_Work instructions_
From the first line of the entries below through the line bearing "1.15, 1.12, 1.43, 1.52, 1.55, 1.75]", write out each line exactly. Omit pictures.

_Data entries_
----
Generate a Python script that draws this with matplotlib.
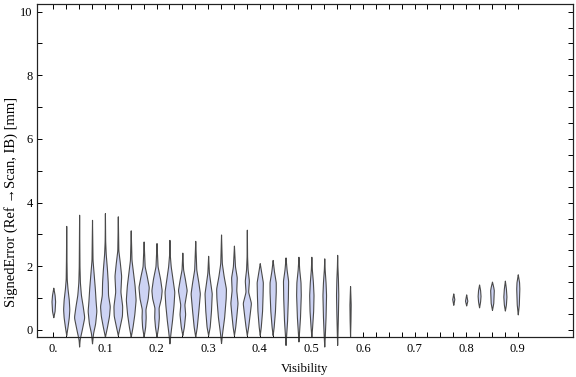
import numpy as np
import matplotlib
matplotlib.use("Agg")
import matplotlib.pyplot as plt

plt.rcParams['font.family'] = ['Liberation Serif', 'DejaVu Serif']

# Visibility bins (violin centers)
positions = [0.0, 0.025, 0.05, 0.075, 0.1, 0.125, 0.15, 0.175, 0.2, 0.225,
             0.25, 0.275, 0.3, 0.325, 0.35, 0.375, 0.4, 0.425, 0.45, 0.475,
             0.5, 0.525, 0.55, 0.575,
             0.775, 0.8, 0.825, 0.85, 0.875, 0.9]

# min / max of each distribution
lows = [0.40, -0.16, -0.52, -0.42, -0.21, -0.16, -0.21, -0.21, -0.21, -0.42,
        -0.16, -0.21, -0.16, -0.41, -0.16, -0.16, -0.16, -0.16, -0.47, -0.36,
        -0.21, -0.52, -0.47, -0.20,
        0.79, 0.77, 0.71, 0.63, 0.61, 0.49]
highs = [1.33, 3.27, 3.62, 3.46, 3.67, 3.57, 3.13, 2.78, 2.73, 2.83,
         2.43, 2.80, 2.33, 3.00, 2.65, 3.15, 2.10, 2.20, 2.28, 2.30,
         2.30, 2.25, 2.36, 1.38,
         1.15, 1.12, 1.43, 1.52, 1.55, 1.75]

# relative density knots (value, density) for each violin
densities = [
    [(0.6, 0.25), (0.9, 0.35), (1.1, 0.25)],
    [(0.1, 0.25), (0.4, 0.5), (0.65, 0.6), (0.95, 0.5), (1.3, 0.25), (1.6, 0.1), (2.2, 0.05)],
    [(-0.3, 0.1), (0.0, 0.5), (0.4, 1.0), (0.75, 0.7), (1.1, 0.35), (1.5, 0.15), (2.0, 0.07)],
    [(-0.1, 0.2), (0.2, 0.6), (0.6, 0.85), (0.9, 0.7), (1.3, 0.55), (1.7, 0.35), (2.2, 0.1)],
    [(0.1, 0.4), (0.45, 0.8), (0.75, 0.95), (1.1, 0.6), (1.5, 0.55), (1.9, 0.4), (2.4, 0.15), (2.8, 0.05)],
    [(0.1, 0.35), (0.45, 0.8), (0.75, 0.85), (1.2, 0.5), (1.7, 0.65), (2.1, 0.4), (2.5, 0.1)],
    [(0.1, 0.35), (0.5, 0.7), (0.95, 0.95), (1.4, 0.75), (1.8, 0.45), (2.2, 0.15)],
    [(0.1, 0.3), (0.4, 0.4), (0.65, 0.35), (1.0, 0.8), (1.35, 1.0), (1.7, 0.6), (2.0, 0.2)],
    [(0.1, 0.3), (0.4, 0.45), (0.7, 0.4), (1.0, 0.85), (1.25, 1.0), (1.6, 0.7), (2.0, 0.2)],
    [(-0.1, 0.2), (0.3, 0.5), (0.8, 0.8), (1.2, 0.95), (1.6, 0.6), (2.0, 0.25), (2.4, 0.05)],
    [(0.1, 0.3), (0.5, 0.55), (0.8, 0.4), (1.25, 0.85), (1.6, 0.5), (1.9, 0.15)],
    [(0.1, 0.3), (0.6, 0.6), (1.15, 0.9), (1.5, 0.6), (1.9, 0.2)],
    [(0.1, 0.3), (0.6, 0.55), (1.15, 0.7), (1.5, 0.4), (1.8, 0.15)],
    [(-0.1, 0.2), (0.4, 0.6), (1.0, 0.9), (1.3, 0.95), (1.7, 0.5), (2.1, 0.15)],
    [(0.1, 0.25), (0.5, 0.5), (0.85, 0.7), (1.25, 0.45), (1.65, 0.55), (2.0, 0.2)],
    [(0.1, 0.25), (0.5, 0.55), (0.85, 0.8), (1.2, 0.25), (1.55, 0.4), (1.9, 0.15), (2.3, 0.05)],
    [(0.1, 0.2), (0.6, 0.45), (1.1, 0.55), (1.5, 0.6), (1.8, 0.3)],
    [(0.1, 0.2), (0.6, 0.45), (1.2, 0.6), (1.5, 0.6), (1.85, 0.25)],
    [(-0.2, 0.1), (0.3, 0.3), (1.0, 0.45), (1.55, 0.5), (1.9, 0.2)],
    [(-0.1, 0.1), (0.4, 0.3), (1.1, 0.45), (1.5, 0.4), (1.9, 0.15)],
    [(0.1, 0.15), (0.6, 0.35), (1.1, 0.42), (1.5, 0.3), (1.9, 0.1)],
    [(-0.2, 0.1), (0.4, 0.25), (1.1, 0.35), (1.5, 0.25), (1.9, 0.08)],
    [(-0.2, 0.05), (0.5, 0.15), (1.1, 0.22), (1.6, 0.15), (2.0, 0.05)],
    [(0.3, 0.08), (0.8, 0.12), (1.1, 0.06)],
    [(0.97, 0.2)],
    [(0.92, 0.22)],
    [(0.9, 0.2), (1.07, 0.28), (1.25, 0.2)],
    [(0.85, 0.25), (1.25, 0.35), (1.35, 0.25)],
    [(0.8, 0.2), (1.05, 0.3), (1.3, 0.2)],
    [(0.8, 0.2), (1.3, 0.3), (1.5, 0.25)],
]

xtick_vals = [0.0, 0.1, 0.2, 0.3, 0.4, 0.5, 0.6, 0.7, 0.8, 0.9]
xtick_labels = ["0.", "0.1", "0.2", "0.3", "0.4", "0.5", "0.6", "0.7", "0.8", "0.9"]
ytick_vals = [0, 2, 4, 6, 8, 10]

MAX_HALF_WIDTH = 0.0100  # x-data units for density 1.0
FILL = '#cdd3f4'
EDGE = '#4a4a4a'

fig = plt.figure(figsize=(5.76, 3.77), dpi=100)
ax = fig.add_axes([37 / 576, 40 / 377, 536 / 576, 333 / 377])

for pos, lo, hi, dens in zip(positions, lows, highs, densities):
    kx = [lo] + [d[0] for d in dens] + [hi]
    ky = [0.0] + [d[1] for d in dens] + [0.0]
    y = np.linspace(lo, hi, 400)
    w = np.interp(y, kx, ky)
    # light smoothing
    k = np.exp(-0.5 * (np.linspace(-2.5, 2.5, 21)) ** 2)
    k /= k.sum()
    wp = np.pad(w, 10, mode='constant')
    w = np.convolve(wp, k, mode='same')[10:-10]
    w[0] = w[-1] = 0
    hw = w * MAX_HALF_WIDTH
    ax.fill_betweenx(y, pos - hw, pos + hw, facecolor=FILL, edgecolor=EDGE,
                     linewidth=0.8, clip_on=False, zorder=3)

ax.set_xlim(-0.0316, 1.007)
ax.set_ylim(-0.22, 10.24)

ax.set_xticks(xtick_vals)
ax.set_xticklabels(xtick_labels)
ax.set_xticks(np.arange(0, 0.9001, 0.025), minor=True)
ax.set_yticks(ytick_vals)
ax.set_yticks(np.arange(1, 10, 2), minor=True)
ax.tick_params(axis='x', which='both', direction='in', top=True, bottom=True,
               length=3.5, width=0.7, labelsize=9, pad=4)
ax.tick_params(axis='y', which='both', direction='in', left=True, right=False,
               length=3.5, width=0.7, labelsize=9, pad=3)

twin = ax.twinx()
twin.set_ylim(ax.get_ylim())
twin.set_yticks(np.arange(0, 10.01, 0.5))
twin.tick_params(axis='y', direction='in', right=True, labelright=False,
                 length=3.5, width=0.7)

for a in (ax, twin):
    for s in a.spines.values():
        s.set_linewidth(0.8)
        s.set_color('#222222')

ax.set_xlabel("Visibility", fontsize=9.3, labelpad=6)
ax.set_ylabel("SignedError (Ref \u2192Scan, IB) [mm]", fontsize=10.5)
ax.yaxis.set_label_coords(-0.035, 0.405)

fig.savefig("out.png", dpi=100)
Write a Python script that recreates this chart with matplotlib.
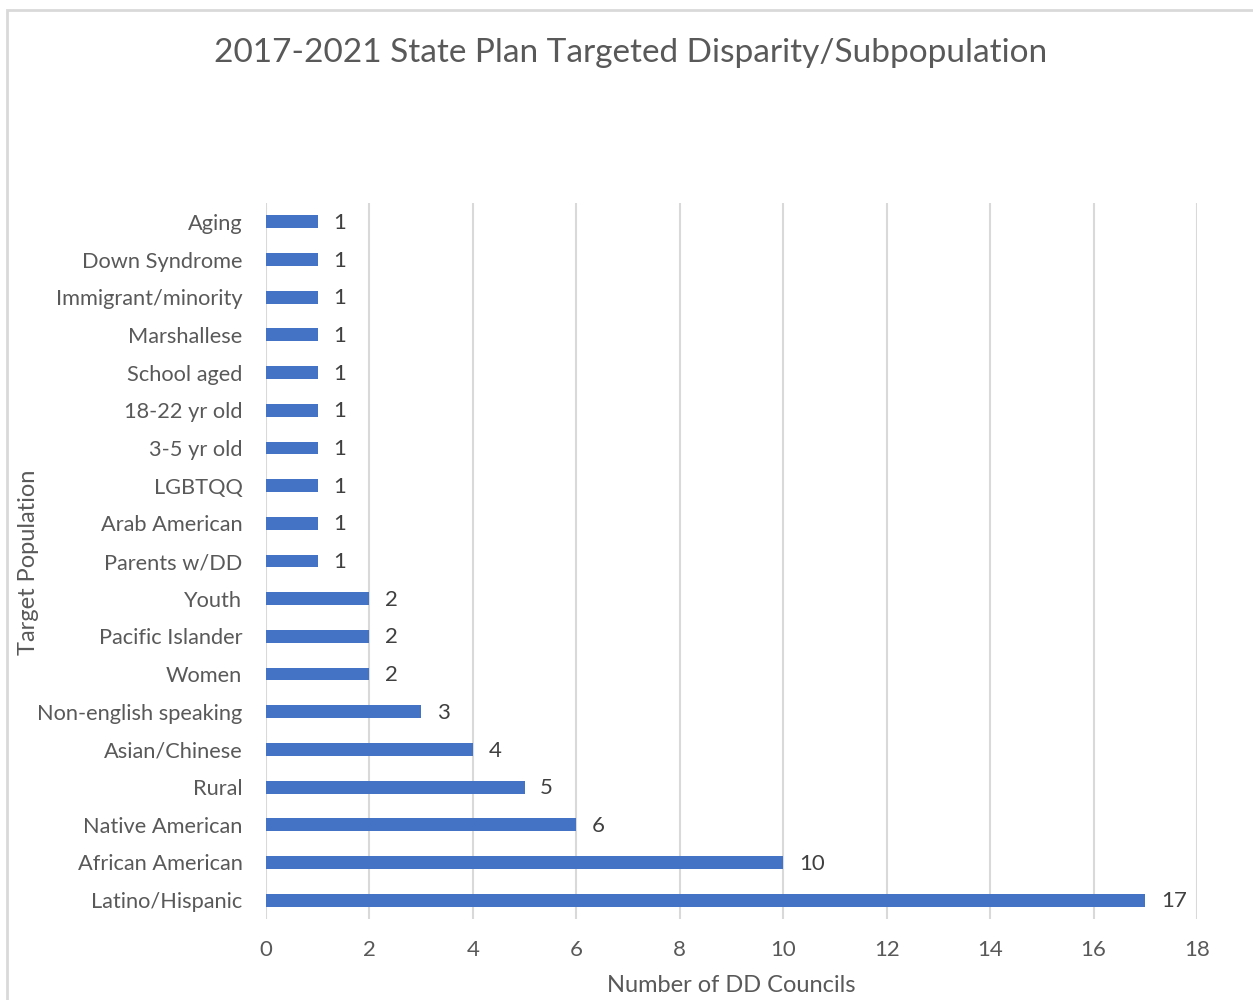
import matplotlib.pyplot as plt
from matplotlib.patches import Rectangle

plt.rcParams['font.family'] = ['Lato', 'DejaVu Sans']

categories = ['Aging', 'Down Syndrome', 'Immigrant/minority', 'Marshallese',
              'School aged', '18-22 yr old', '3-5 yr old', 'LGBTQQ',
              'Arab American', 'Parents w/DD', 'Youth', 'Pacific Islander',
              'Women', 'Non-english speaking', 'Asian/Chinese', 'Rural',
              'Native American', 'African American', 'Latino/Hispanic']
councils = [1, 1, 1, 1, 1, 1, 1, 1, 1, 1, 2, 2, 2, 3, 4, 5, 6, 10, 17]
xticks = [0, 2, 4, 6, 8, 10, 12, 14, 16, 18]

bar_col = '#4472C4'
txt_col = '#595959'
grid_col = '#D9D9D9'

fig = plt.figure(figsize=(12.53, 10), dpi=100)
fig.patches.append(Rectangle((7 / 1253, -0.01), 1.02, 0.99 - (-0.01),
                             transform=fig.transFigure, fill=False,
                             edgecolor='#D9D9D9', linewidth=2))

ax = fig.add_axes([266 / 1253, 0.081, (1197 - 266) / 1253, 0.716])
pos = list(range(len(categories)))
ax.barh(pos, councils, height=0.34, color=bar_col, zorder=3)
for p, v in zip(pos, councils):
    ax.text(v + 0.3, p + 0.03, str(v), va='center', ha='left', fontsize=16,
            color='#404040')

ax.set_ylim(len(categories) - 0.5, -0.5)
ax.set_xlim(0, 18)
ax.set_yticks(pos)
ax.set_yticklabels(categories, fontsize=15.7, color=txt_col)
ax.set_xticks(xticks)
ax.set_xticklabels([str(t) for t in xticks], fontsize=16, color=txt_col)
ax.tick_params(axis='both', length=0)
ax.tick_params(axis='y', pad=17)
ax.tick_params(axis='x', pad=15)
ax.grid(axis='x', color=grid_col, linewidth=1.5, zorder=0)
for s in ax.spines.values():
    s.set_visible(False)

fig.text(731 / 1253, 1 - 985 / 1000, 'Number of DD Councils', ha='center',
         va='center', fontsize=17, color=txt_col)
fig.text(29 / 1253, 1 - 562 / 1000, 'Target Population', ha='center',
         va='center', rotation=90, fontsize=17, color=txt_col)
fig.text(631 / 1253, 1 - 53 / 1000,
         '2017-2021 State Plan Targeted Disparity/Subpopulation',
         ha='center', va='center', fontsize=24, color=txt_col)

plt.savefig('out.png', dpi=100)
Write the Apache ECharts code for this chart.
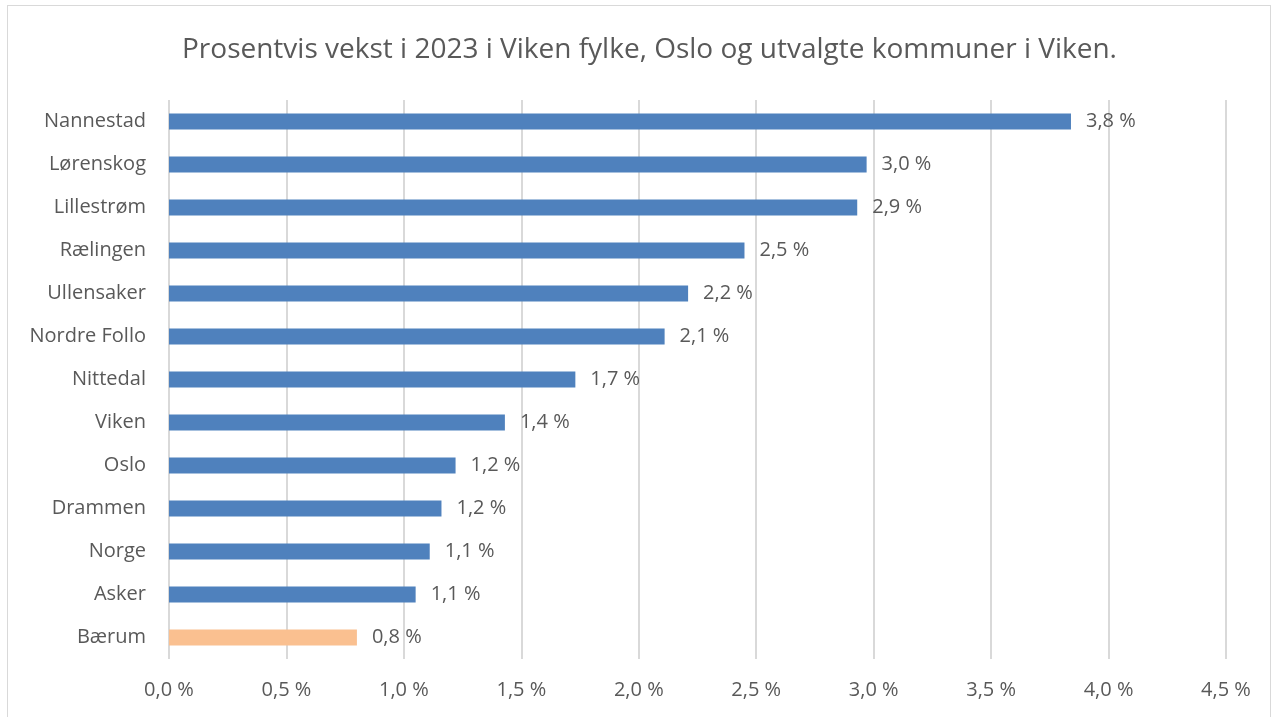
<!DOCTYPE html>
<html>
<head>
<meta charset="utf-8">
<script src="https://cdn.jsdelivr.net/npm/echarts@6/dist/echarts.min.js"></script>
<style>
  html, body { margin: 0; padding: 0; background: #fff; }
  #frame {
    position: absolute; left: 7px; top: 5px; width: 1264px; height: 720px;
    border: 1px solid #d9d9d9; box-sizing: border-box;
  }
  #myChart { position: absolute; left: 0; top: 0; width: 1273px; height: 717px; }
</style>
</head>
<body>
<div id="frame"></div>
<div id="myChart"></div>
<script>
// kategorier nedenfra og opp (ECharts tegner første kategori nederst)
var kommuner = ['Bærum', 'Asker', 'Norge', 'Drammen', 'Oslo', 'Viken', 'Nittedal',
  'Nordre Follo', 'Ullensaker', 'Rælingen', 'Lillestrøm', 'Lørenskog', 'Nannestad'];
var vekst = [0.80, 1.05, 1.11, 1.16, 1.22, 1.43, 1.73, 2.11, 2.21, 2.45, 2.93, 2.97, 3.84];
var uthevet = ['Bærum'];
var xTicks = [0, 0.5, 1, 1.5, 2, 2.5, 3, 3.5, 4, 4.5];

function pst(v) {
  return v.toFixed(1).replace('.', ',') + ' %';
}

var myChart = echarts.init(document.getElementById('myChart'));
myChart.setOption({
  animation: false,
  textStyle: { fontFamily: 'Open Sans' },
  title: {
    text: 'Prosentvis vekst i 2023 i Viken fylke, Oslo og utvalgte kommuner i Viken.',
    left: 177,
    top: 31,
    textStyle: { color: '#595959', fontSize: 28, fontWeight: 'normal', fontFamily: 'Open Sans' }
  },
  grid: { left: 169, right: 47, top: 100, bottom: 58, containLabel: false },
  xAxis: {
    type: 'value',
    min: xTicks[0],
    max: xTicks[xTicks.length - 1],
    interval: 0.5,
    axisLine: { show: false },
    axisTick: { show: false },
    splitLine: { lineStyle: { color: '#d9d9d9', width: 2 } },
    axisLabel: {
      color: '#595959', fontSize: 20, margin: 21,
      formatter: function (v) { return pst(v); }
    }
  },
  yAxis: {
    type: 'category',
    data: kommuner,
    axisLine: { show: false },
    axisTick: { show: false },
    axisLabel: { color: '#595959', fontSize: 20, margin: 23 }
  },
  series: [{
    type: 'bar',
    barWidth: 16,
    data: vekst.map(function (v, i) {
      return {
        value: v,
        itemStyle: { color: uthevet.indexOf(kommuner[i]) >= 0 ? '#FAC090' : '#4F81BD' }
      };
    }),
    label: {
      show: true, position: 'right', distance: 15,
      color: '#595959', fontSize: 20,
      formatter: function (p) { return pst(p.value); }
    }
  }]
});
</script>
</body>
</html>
----
_The output_
Generate a Python script that draws this with matplotlib.
import numpy as np
import matplotlib
matplotlib.use("Agg")
import matplotlib.pyplot as plt

plt.rcParams['font.family'] = ['Liberation Serif', 'DejaVu Serif']

# Visibility bins (violin centers)
positions = [0.0, 0.025, 0.05, 0.075, 0.1, 0.125, 0.15, 0.175, 0.2, 0.225,
             0.25, 0.275, 0.3, 0.325, 0.35, 0.375, 0.4, 0.425, 0.45, 0.475,
             0.5, 0.525, 0.55, 0.575,
             0.775, 0.8, 0.825, 0.85, 0.875, 0.9]

# min / max of each distribution
lows = [0.40, -0.16, -0.52, -0.42, -0.21, -0.16, -0.21, -0.21, -0.21, -0.42,
        -0.16, -0.21, -0.16, -0.41, -0.16, -0.16, -0.16, -0.16, -0.47, -0.36,
        -0.21, -0.52, -0.47, -0.20,
        0.79, 0.77, 0.71, 0.63, 0.61, 0.49]
highs = [1.33, 3.27, 3.62, 3.46, 3.67, 3.57, 3.13, 2.78, 2.73, 2.83,
         2.43, 2.80, 2.33, 3.00, 2.65, 3.15, 2.10, 2.20, 2.28, 2.30,
         2.30, 2.25, 2.36, 1.38,
         1.15, 1.12, 1.43, 1.52, 1.55, 1.75]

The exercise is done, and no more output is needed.